Only 1% of your following is actively job hunting. The rest need a reason to remember you. Here's how recruitment firms can use social media to build a pipeline of passive candidates.

Social media for recruitment: why job vacancies alone won't fill your pipeline

Only about 1% of your social media following is actively looking for a new job at any given time. That means 99% of your audience isn't interested in your vacancy posts. If all you share is job listings, you're invisible to the people who matter most: passive candidates who might consider switching when the right opportunity comes along.

The recruitment firms that win on social media are the ones that build a reputation before they need to fill a role. When that 99% eventually decides to make a move, you're the first name they think of.

What to post instead of (just) vacancies

Social media algorithms reward engagement. Posts that get comments, shares, and clicks get shown to more people. Job listings rarely generate any of that. Industry insights, career advice, and behind-the-scenes content do.

Think about what your audience of professionals and job seekers actually wants to see:

Career advice. Interview preparation tips, CV writing guidance, salary negotiation strategies, onboarding best practices. This positions you as a helpful expert, not just a vacancy board.

Industry insights. Labour market trends, hiring statistics, remote work developments, diversity and inclusion in the workplace. Share your perspective on what's happening in your niche — curate articles from Willow's news tab and add your own take.

Client and candidate stories. Short testimonials, successful placements, or behind-the-scenes moments from your team. These humanise your brand and build trust.

Thought leadership. Share what you've learned from thousands of placements. What do hiring managers consistently get wrong? What do candidates underestimate? Your experience is your content goldmine.

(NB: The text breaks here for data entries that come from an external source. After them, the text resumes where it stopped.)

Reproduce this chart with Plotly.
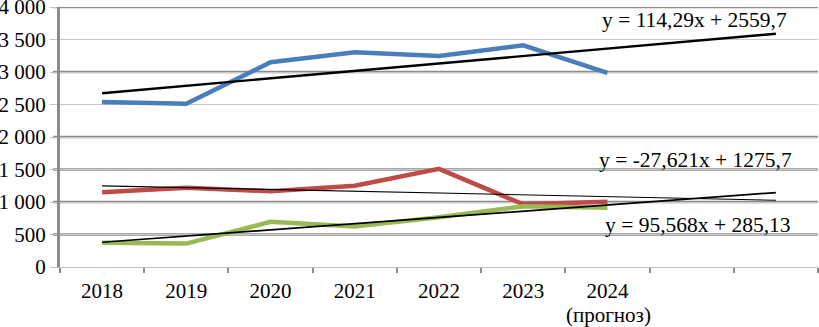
import plotly.graph_objects as go

years = ["2018", "2019", "2020", "2021", "2022", "2023", "2024"]
forecast_note = "(прогноз)"
blue = [2540, 2510, 3150, 3305, 3245, 3410, 2985]
red = [1150, 1220, 1165, 1250, 1510, 965, 1005]
green = [375, 360, 695, 622, 765, 935, 912]

# trend line equations shown on the chart: slope, intercept
trend_blue = (114.29, 2559.7)
trend_red = (-27.621, 1275.7)
trend_green = (95.568, 285.13)
trend_x = [1, 9]  # 7 periods + 2 forecast periods

eq_blue = "y = 114,29x + 2559,7"
eq_red = "y = -27,621x + 1275,7"
eq_green = "y = 95,568x + 285,13"

y_ticks = [0, 500, 1000, 1500, 2000, 2500, 3000, 3500, 4000]
y_ticktext = ["0", "500", "1 000", "1 500", "2 000", "2 500", "3 000", "3 500", "4 000"]
thick_grid = [500, 1000, 1500, 2000, 3000, 4000]

xs = list(range(1, len(years) + 1))
FONT = "Liberation Serif, Times New Roman, serif"
L, R, T, B = 60, 1, 7, 60
PW, PH = 819 - L - R, 327 - T - B

fig = go.Figure()
fig.add_trace(go.Scatter(x=xs, y=blue, mode="lines", line=dict(color="#4a7ebb", width=4.5)))
fig.add_trace(go.Scatter(x=xs, y=red, mode="lines", line=dict(color="#be4b48", width=4.5)))
fig.add_trace(go.Scatter(x=xs, y=green, mode="lines", line=dict(color="#98b954", width=4.5)))

for (k, b), w in [(trend_blue, 2.4), (trend_red, 1.1), (trend_green, 1.7)]:
    fig.add_trace(go.Scatter(x=trend_x, y=[k * x + b for x in trend_x], mode="lines",
                             line=dict(color="#000000", width=w)))

shapes = []
for v in thick_grid:
    shapes.append(dict(type="line", xref="paper", yref="y", x0=-7 / PW, x1=1, y0=v, y1=v,
                       line=dict(color="#8c8c8c", width=2.5), layer="below"))

fig.update_layout(
    width=819, height=327,
    margin=dict(l=L, r=R, t=T, b=B),
    paper_bgcolor="white", plot_bgcolor="white",
    showlegend=False,
    font=dict(family=FONT, size=21, color="#000000"),
    shapes=shapes,
    xaxis=dict(
        range=[0.5, 9.5], tickmode="array", tickvals=xs, ticktext=years,
        ticks="", showgrid=False, zeroline=False, automargin=False,
        showline=True, linecolor="#c0c0c0", linewidth=1,
        ticklabelstandoff=5,
        tickfont=dict(family=FONT, size=21),
        minor=dict(tickmode="linear", tick0=0.5, dtick=1, ticks="outside",
                   ticklen=5, tickwidth=2, tickcolor="#8c8c8c", showgrid=False),
    ),
    yaxis=dict(
        range=[0, 4000], tickmode="array", tickvals=y_ticks, ticktext=y_ticktext,
        ticks="outside", ticklen=7, tickcolor="#c0c0c0", tickwidth=1,
        showgrid=True, gridcolor="#c8c8c8", gridwidth=1, zeroline=False, automargin=False,
        showline=True, linecolor="#8c8c8c", linewidth=3,
        ticklabeloverflow="allow",
        tickfont=dict(family=FONT, size=21),
    ),
)

def px_to_paper(xp, yp):
    return (xp - L) / PW, (327 - B - yp) / PH

for txt, xp, yp in [(eq_blue, 694, 20), (eq_red, 695, 160), (eq_green, 698, 225)]:
    x, y = px_to_paper(xp, yp)
    fig.add_annotation(text=txt, xref="paper", yref="paper", x=x, y=y,
                       showarrow=False, xanchor="center", yanchor="middle",
                       font=dict(family=FONT, size=21.5, color="#000000"))

x, y = px_to_paper(608, 315)
fig.add_annotation(text=forecast_note, xref="paper", yref="paper", x=x, y=y,
                   showarrow=False, xanchor="center", yanchor="middle",
                   font=dict(family=FONT, size=21, color="#000000"))

fig.write_html("out.html", config={"displayModeBar": False},
               post_script="document.body.style.margin='0';document.body.style.overflow='hidden';")
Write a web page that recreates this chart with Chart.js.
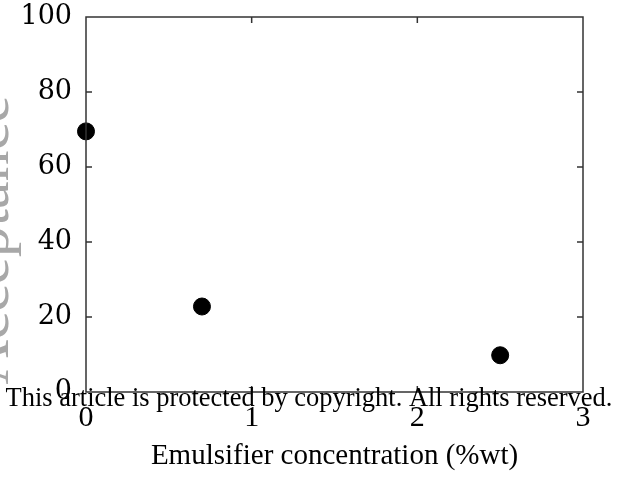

Tine and Nele from SuccesJobs keep their HR firm intentionally small, but their social media presence is anything but. They manage five profiles, posted 600+ times last year, and grew their audience by 27% — mostly by sharing useful HR content, not just vacancies.

Build your personal brand as a recruiter

Recruitment is a people business. Candidates don't choose a company — they choose the person they trust. Building a personal brand on LinkedIn makes you the go-to recruiter in your niche.

This means showing up consistently: sharing insights, engaging with comments, celebrating placements, and being honest about the realities of job searching. The recruiters who do this well become trusted advisors rather than message-senders.

intui, a Belgian HR tech company, saw a significant increase in job applications after one year of employees posting regularly. Candidates mentioned discovering the company through those social posts — proof that consistent personal visibility drives real hiring results.

Build a community around your expertise

The strongest recruitment brands create communities, not just followings. A community is a group of people who share interests and keep coming back because you consistently provide value.

Encourage brand advocacy from candidates you've successfully placed. A short video testimonial, a tagged post celebrating a new job, or a quote from someone you helped — these are social proof that builds credibility.

Engage with your community actively. Reply to every comment. Join conversations in relevant LinkedIn groups. Ask questions that invite your audience to share their experiences. Social media rewards conversation, and recruitment is inherently conversational.

When to post vacancies (and how to do it well)

You should still post vacancies — they're a core part of your business. But they should be one content type among many, not the only thing on your page.

When you do post a vacancy, make it stand out. Use a clear, specific job title — not "Support Ninja" or "Growth Hacker." Highlight what candidates will appreciate about the role: the team, the culture, the challenge, the salary. Describe a typical workday. Keep it concise and scannable.

Use relevant hashtags to extend reach beyond your followers. Tag the hiring company when appropriate. And always include a clear next step: an application link, a "send me a DM," or a booking link for an informal conversation.

The firms that balance valuable content with well-crafted vacancy posts build pages that attract both active and passive candidates. That's the difference between a recruitment agency that fills roles and one that fills pipelines.

Track what works

Use Willow's analytics to see which posts drive the most engagement and which generate actual clicks to your vacancy pages. The link tracking feature connects your social media activity directly to website visits, so you can see which content drives applications — not just likes.

Over time, you'll learn which content types, formats, and topics resonate with your audience. Double down on what works, and your social media becomes a genuine recruitment channel rather than a digital job board.